Plotting code records

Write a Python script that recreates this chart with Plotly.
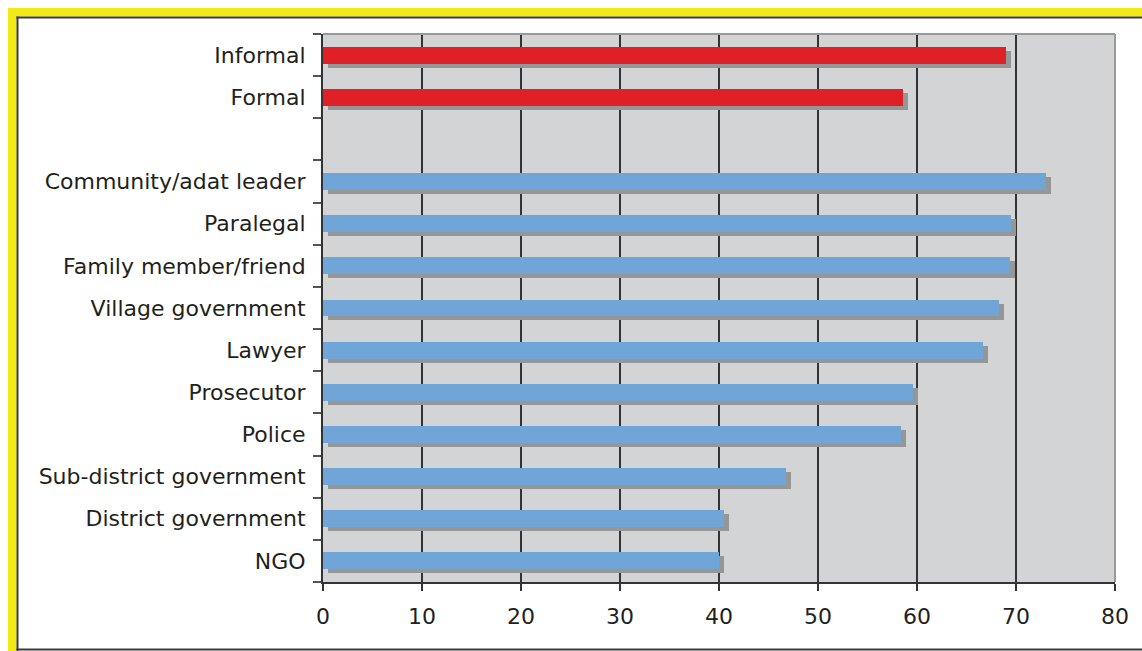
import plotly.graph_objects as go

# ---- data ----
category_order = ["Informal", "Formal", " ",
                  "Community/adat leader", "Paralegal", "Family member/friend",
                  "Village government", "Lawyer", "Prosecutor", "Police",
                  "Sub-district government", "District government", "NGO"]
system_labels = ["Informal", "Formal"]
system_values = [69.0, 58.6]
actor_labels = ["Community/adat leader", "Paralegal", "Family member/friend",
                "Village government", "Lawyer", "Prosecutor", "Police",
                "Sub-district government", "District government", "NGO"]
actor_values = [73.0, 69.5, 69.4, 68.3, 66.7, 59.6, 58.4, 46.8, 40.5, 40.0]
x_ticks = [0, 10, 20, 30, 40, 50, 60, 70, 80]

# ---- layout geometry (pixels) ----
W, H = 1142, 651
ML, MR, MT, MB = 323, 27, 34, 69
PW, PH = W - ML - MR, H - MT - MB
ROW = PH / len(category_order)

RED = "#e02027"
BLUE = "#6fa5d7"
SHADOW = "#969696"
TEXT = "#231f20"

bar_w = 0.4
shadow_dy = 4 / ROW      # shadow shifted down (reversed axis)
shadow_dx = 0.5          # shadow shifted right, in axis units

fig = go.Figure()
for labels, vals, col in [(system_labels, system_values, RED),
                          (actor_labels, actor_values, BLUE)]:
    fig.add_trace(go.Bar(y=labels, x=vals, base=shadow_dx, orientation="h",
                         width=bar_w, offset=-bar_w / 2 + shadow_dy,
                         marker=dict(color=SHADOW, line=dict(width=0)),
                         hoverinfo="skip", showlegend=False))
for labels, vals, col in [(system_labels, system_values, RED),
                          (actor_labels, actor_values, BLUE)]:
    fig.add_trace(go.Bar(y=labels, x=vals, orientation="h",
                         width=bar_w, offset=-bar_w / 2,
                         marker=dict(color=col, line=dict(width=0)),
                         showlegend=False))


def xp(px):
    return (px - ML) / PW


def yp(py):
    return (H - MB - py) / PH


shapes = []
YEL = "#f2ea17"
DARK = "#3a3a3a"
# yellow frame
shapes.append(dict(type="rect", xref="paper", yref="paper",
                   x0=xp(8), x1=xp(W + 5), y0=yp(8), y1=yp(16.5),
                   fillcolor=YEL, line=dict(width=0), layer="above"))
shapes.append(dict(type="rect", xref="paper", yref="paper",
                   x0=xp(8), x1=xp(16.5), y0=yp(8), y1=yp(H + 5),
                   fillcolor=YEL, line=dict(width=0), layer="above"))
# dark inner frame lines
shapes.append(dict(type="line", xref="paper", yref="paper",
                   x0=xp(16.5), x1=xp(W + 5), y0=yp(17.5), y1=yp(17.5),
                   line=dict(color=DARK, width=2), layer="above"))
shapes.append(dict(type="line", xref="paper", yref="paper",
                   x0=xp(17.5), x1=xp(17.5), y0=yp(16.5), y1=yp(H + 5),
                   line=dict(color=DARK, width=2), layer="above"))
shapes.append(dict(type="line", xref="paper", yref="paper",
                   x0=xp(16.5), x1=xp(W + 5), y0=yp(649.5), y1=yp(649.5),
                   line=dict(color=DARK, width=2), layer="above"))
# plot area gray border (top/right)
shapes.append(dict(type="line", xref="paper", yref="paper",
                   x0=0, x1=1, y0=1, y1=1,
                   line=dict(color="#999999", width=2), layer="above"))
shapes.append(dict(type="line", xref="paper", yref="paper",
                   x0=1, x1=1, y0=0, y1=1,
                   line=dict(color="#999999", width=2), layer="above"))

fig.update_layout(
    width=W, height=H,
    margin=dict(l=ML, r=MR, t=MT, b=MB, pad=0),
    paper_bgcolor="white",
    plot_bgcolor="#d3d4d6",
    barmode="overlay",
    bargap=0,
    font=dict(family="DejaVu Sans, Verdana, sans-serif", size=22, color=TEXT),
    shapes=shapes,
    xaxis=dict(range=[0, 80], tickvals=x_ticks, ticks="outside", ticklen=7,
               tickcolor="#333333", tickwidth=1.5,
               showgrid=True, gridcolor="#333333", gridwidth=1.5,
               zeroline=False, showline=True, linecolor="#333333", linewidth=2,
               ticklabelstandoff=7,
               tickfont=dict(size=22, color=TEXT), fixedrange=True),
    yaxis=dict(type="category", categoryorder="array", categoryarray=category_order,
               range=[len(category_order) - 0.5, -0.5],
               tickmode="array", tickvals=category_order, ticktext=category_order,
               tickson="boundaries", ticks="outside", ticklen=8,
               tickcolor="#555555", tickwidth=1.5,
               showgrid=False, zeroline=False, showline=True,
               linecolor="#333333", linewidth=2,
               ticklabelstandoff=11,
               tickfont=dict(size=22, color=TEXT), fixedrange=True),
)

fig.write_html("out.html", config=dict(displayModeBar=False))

==

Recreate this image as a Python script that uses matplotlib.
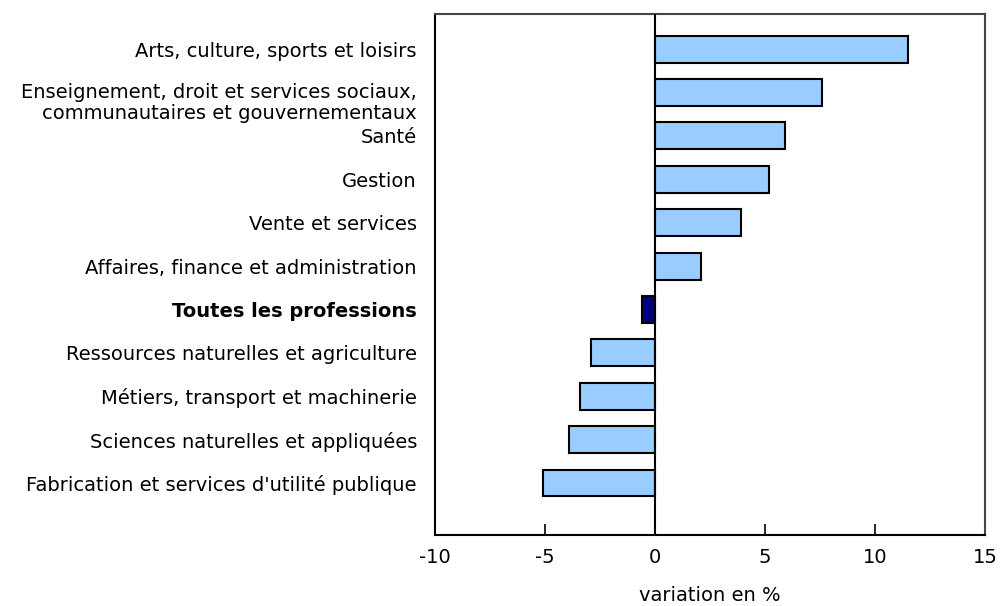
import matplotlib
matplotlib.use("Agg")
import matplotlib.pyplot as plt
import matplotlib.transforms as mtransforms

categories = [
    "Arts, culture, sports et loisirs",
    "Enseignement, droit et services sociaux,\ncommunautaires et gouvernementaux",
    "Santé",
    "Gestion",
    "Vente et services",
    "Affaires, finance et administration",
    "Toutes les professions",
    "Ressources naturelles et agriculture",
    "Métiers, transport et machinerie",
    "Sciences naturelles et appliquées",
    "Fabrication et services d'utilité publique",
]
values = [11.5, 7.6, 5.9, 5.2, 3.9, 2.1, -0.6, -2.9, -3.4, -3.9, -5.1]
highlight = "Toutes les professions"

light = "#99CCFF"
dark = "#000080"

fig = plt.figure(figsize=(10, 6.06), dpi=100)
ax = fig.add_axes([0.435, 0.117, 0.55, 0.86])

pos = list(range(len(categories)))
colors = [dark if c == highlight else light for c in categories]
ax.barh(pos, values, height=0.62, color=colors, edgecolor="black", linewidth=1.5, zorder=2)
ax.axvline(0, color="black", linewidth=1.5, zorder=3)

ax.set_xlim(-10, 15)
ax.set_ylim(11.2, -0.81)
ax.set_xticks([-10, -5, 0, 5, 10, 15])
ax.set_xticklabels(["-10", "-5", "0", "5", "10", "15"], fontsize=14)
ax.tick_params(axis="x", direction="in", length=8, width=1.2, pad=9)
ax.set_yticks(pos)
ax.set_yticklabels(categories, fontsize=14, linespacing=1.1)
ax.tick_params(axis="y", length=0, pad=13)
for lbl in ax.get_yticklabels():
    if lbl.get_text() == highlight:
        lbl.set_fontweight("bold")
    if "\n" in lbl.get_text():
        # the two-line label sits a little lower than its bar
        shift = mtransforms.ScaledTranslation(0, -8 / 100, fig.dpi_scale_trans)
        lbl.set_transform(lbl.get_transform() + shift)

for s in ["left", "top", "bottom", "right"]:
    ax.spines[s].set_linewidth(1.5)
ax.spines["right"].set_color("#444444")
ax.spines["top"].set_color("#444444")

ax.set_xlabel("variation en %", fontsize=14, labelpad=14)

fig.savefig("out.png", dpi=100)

### Objective
Only lines that contain the word "this" are wanted; copy each of them.

### Expected answer
Write a Python script that recreates this chart with Plotly.
Recreate this image as a Python script that uses matplotlib.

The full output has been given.